Светлана: Это Терри Гиллиам, Сатоси Кон, Марк Захаров, Пол Верховен. К хоррорам они имеют очень условное отношение. Кроме Дэвида Линча и Ларса фон Триера, которые мне тоже нравятся.
Алексей: Сильно ли они повлияли на ваш режиссерский почерк?
Светлана: Не мне решать, сильно ли они повлияли на мой почерк. Со стороны виднее.
Алексей: В «Анафоре» есть что-то от Триера. Фильм единственный на сегодняшний день, ведь, как мы знаем, вы не снимаете новых короткометражек? Есть какая-то причина? Тот же бюджет?
Светлана: Конечно, дело в бюджете, плюс пока я не вижу темы, о которой мне бы хотелось поговорить с миром. А так я снимаю рекламу.
Алексей (шутя): Не думали снять рекламу в жанре хоррора?
Светлана: Ну, сценарии были. Но у нас такое не пропускает заказчик.
Алексей: Конечно, направление специфическое. Как видите, мы плавно перешли к теме идей и планов для будущих фильмов, поскольку тема отснятого материала, похоже, полностью раскрыта. Но отснятый материал — это одно, а материал, не попавший на экран, — другое. Были ли какие-то сцены/истории, оставшиеся за кадром?
Светлана: Был еще четвертый персонаж, но в окончательную версию фильма она не попала. И вот тут мне стоит сказать, что финальная сцена «Анафоры» изначально была несколько иной. Фильм должен был заканчиваться в городе и в нашей реальности, где главный герой встречает новую девушку и уходит с ней на свидание, а где-то там, в подвале, снова просыпается существо, которое его мучило, показывая тем самым, что попытки создать новые отношения все равно ни к чему хорошему не приведут, если в голове бардак. И придется снова и снова оказываться в персональном аду и гореть в нем, пока что-то не изменится. Почему эта сцена не попала в фильм? Потому что после отсмотра она мне не понравилась. Что именно не понравилось? Да все не понравилось. «Хрень какая-то!» — подумала я. И в конце концов, а почему герой не может вернуться к своей бывшей? Мы часто возвращаемся в надежде, что в этот раз все будет по-другому (как итог — снова попадаем в ад, но ведь он наш собственный, а значит, даже уютный в какой-то степени). Поэтому «Анафора» закончилась так, как закончилась.

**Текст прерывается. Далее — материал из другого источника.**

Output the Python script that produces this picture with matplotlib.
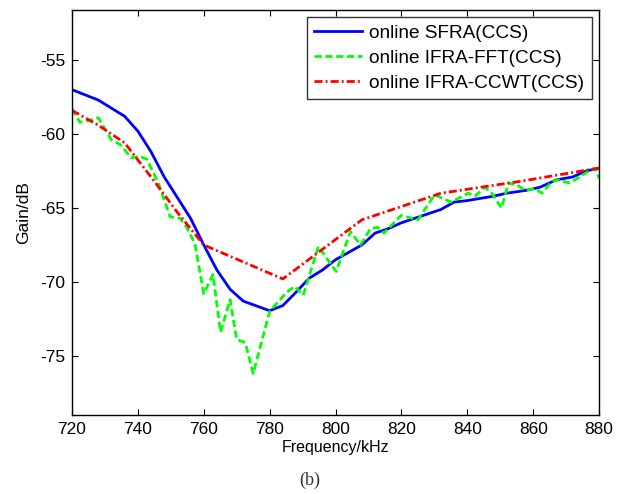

Вообще, съемки «Анафоры» для меня — это не только бесценный опыт, но и совершенно чудесное время. Мы очень много смеялись, шутили, вся съемочная группа была как одна большая семья, потому что мы были вынуждены мерзнуть в этом подвале дней пять. Помню, как я ужасно хотела пить, схватила какой-то стакан со стола, сделала глоток, а потом почувствовала, как у меня на руке кто-то повис. Это художник-постановщик пытался аккуратно забрать у меня стакан. Мало того, что я хлебнула реквизитной кровушки, так она была еще и техническая, то есть не для употребления внутрь. И диалог: – Помру теперь? – спрашиваю я. – Много выпила? – Не. – Ну, значит, не помрешь. Наверное…
А еще помню, что, кроме меня и гримера, никто не знал, как на самом деле выглядит актриса, которая играла «существо», потому что грим занимал несколько часов и вся бригада приходила уже к тому моменту, когда Катя была загримирована. У нее даже оператор-постановщик как-то спросил: «Катя, а как ты на самом деле выглядишь?» Она, конечно, милейшая девушка.
Алексей: В фильме по ее поведению этого не скажешь. Но для того актриса и носила маску, чтобы скрывать истинную суть. Как видим, и сама «Анафора» оказалась не совсем тем фильмом, что мы с коллегами предполагали. Так что услышать ваши мысли было особенно интересно.
Светлана: Да, в заключение мне бы хотелось сказать, что, с одной стороны, это здорово, когда вот такая личная история вдохновила зрителей «на подумать» и каждый увидел в ней свое, а с другой — я очень не люблю, когда пытаются додумывать за меня. Я не против собственных ассоциаций человека, который посмотрел мой фильм, но против того, чтобы мне приписывали то, чего я не делала, или то, о чем я даже и думать не пыталась. Так как, что имел в виду автор, известно только автору, и очень часто все бывает намного проще, чем кажется.
Алексей: Сколько сюжетов, столько интерпретаций. Решающее мнение — за зрителями… С нами была Светлана Дроздова! Режиссер, снявший противоречивую «Анафору», которая наталкивает зрителей на философские мысли, не заложенные в фильм!
Первая публикация интервью — журнал ужасов/мистики "Darker", июнь 2020 г.